Dis-ease

We have all felt it, haven’t we?
You know that overwhelming sense of discomfort or dis-ease we can occasionally experience in a place because something feels out of kilter.
Reading Jorie Graham’s award winning poetry on P L A C E I was caught by a verse articulating a feeling about our displacement in the environment: “How we came to keep living / but to no longer be / inhabitants”.
How we came to keep living / but to no longer be / inhabitants
Jorie Graham
It struck me – that whilst my research is about the ability of nature to help our emotional health – the reverse can also happen – where the experience of nature can cause psychological discomfort. The sight of charred forests singed from catastrophic fires – or the impact of torrential floods on a community … how deeply is our mind affected and for how long?

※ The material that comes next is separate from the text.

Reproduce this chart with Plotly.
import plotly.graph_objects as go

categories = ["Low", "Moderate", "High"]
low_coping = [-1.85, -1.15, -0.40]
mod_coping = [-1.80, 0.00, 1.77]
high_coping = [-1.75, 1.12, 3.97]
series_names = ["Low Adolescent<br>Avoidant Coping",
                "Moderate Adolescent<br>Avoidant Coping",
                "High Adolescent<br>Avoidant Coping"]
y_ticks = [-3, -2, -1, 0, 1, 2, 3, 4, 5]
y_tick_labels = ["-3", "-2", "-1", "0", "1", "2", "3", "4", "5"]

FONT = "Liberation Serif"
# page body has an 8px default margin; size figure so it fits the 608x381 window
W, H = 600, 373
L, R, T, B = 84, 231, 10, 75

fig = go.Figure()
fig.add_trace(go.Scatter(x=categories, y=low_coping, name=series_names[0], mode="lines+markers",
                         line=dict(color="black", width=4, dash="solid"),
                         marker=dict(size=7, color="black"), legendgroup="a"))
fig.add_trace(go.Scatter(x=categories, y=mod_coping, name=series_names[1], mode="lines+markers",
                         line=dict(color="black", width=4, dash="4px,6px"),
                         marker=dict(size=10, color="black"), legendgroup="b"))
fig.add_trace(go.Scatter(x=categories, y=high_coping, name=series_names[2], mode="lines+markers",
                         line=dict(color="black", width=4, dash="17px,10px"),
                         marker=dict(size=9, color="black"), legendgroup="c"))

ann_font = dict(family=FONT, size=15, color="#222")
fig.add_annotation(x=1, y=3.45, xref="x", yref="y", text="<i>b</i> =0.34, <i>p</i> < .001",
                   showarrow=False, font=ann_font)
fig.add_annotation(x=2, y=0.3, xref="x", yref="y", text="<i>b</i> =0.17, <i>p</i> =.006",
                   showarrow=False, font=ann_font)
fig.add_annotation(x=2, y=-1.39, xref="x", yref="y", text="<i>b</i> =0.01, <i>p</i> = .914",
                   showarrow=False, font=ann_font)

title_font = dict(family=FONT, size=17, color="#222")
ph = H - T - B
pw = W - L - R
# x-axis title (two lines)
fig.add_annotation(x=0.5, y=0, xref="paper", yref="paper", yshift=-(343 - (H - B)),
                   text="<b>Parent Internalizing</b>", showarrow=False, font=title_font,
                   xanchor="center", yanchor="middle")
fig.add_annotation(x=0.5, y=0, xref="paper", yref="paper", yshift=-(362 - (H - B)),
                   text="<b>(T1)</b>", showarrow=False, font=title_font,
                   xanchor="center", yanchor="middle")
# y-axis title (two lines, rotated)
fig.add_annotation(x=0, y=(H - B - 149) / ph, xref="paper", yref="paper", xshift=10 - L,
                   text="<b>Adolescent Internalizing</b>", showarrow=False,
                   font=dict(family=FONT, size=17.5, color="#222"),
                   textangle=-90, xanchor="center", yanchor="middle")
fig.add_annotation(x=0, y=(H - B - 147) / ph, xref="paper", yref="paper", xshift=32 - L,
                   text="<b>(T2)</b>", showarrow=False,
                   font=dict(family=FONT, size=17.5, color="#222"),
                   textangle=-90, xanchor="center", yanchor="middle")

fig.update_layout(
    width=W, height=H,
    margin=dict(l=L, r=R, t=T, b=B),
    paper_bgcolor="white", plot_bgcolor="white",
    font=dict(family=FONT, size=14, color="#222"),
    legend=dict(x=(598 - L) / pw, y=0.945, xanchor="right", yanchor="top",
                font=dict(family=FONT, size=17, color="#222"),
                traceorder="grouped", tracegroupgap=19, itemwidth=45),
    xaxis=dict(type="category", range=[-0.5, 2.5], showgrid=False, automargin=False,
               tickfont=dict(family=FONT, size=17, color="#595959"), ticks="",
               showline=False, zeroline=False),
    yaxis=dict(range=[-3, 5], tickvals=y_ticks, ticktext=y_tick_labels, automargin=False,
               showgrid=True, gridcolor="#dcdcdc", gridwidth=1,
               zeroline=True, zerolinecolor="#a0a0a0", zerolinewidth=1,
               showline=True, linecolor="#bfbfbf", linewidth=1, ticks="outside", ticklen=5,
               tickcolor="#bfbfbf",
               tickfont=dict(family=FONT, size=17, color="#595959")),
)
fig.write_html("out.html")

Glen Albrecht, Australian philosopher, coined the term “solastalgia” to capture the mental ill-health arising from the degradation of our environment. Discussing the relationship between the mind and ecology, Daniel B. Smith in his article “Is There an Ecological Unconscious” quotes Albrecht’s definition of “heart’s ease“– a term that encapsulates the match – and ease – between a person and a place. The loss of heart’s ease – no longer feeling an inhabitant where we live – might be called dis-ease – and what Albrecht described as the pain arising from “… a form of homesickness one gets when one is still at home.“
The idea that our planet’s health and our emotional health are interconnected is an interesting proposition that can and should be tested, shouldn’t it?
However Smith also describes a conundrum of the human condition in his NYT article; “… to be mentally healthy requires being ecologically attuned, but being ecologically attuned requires being mentally healthy …”
Ease or dis-ease, in place, space or home, what is your experience, your perspective?